Each line of the material must be repeated precisely, with the pictures left out.

── DATA EXTRACT ──

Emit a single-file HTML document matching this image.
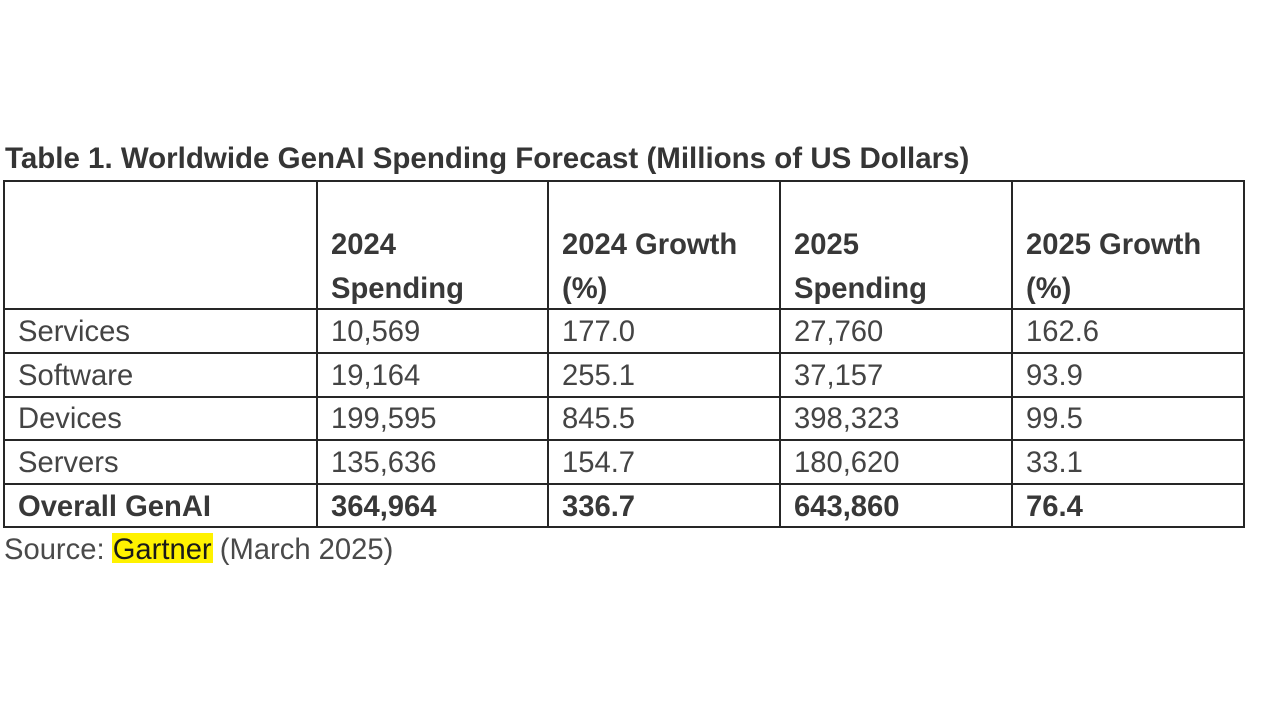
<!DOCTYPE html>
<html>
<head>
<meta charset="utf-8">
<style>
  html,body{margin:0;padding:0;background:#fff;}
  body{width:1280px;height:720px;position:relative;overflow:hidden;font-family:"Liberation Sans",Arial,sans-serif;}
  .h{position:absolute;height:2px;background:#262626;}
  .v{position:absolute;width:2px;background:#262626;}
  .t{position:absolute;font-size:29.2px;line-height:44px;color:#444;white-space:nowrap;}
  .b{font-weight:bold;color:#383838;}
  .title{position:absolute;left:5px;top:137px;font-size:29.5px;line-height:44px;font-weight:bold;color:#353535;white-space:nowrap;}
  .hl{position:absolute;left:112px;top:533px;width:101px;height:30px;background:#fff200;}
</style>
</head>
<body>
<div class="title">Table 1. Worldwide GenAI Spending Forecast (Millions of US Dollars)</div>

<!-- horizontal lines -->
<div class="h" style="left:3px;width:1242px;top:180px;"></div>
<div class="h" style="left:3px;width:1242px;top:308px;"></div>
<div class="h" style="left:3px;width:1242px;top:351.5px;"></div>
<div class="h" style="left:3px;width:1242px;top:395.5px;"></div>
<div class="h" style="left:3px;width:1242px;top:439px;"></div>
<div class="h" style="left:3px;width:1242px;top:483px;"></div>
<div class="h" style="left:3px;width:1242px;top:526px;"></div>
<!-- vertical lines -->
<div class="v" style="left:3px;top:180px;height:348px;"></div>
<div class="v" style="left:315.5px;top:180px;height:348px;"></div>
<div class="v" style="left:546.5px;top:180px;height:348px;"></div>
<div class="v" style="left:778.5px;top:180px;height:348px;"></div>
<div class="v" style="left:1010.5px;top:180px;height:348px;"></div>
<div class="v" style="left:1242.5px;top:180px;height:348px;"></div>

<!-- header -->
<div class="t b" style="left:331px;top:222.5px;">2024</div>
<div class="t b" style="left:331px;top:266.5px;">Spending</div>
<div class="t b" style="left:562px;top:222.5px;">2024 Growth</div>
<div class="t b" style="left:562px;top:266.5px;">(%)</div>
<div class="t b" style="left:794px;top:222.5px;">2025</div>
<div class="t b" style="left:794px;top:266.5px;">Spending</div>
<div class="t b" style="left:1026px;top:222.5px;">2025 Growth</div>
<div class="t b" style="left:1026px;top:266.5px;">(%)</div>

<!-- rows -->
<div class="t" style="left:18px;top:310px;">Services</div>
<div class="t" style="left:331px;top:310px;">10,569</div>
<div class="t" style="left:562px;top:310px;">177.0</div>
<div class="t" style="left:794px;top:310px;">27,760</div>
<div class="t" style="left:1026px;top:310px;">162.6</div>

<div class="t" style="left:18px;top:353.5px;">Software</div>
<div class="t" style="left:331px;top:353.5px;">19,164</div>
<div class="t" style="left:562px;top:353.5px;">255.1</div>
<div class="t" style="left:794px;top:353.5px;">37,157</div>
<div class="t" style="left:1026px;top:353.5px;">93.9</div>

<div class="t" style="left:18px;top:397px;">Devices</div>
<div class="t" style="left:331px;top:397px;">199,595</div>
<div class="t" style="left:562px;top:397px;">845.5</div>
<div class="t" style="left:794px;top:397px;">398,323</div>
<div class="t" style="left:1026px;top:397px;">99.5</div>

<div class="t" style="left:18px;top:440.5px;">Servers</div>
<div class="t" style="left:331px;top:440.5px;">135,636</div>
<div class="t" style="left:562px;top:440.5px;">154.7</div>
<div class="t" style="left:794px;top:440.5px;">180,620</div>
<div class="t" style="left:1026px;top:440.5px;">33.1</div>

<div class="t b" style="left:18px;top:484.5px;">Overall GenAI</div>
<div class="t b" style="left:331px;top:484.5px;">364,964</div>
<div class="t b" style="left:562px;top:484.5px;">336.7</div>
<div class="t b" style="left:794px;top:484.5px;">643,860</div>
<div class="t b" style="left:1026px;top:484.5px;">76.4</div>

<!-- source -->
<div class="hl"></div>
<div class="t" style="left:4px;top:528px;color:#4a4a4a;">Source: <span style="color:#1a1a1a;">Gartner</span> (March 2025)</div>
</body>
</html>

───

* REPLY *
Emit a single-file HTML document matching this image.
<!DOCTYPE html>
<html>
<head>
<meta charset="utf-8">
<style>
  html,body{margin:0;padding:0;background:#fff;}
  body{width:1280px;height:720px;position:relative;overflow:hidden;font-family:"Liberation Sans",Arial,sans-serif;}
  .h{position:absolute;height:2px;background:#262626;}
  .v{position:absolute;width:2px;background:#262626;}
  .t{position:absolute;font-size:29.2px;line-height:44px;color:#444;white-space:nowrap;}
  .b{font-weight:bold;color:#383838;}
  .title{position:absolute;left:5px;top:137px;font-size:29.5px;line-height:44px;font-weight:bold;color:#353535;white-space:nowrap;}
  .hl{position:absolute;left:112px;top:533px;width:101px;height:30px;background:#fff200;}
</style>
</head>
<body>
<div class="title">Table 1. Worldwide GenAI Spending Forecast (Millions of US Dollars)</div>

<!-- horizontal lines -->
<div class="h" style="left:3px;width:1242px;top:180px;"></div>
<div class="h" style="left:3px;width:1242px;top:308px;"></div>
<div class="h" style="left:3px;width:1242px;top:351.5px;"></div>
<div class="h" style="left:3px;width:1242px;top:395.5px;"></div>
<div class="h" style="left:3px;width:1242px;top:439px;"></div>
<div class="h" style="left:3px;width:1242px;top:483px;"></div>
<div class="h" style="left:3px;width:1242px;top:526px;"></div>
<!-- vertical lines -->
<div class="v" style="left:3px;top:180px;height:348px;"></div>
<div class="v" style="left:315.5px;top:180px;height:348px;"></div>
<div class="v" style="left:546.5px;top:180px;height:348px;"></div>
<div class="v" style="left:778.5px;top:180px;height:348px;"></div>
<div class="v" style="left:1010.5px;top:180px;height:348px;"></div>
<div class="v" style="left:1242.5px;top:180px;height:348px;"></div>

<!-- header -->
<div class="t b" style="left:331px;top:222.5px;">2024</div>
<div class="t b" style="left:331px;top:266.5px;">Spending</div>
<div class="t b" style="left:562px;top:222.5px;">2024 Growth</div>
<div class="t b" style="left:562px;top:266.5px;">(%)</div>
<div class="t b" style="left:794px;top:222.5px;">2025</div>
<div class="t b" style="left:794px;top:266.5px;">Spending</div>
<div class="t b" style="left:1026px;top:222.5px;">2025 Growth</div>
<div class="t b" style="left:1026px;top:266.5px;">(%)</div>

<!-- rows -->
<div class="t" style="left:18px;top:310px;">Services</div>
<div class="t" style="left:331px;top:310px;">10,569</div>
<div class="t" style="left:562px;top:310px;">177.0</div>
<div class="t" style="left:794px;top:310px;">27,760</div>
<div class="t" style="left:1026px;top:310px;">162.6</div>

<div class="t" style="left:18px;top:353.5px;">Software</div>
<div class="t" style="left:331px;top:353.5px;">19,164</div>
<div class="t" style="left:562px;top:353.5px;">255.1</div>
<div class="t" style="left:794px;top:353.5px;">37,157</div>
<div class="t" style="left:1026px;top:353.5px;">93.9</div>

<div class="t" style="left:18px;top:397px;">Devices</div>
<div class="t" style="left:331px;top:397px;">199,595</div>
<div class="t" style="left:562px;top:397px;">845.5</div>
<div class="t" style="left:794px;top:397px;">398,323</div>
<div class="t" style="left:1026px;top:397px;">99.5</div>

<div class="t" style="left:18px;top:440.5px;">Servers</div>
<div class="t" style="left:331px;top:440.5px;">135,636</div>
<div class="t" style="left:562px;top:440.5px;">154.7</div>
<div class="t" style="left:794px;top:440.5px;">180,620</div>
<div class="t" style="left:1026px;top:440.5px;">33.1</div>

<div class="t b" style="left:18px;top:484.5px;">Overall GenAI</div>
<div class="t b" style="left:331px;top:484.5px;">364,964</div>
<div class="t b" style="left:562px;top:484.5px;">336.7</div>
<div class="t b" style="left:794px;top:484.5px;">643,860</div>
<div class="t b" style="left:1026px;top:484.5px;">76.4</div>

<!-- source -->
<div class="hl"></div>
<div class="t" style="left:4px;top:528px;color:#4a4a4a;">Source: <span style="color:#1a1a1a;">Gartner</span> (March 2025)</div>
</body>
</html>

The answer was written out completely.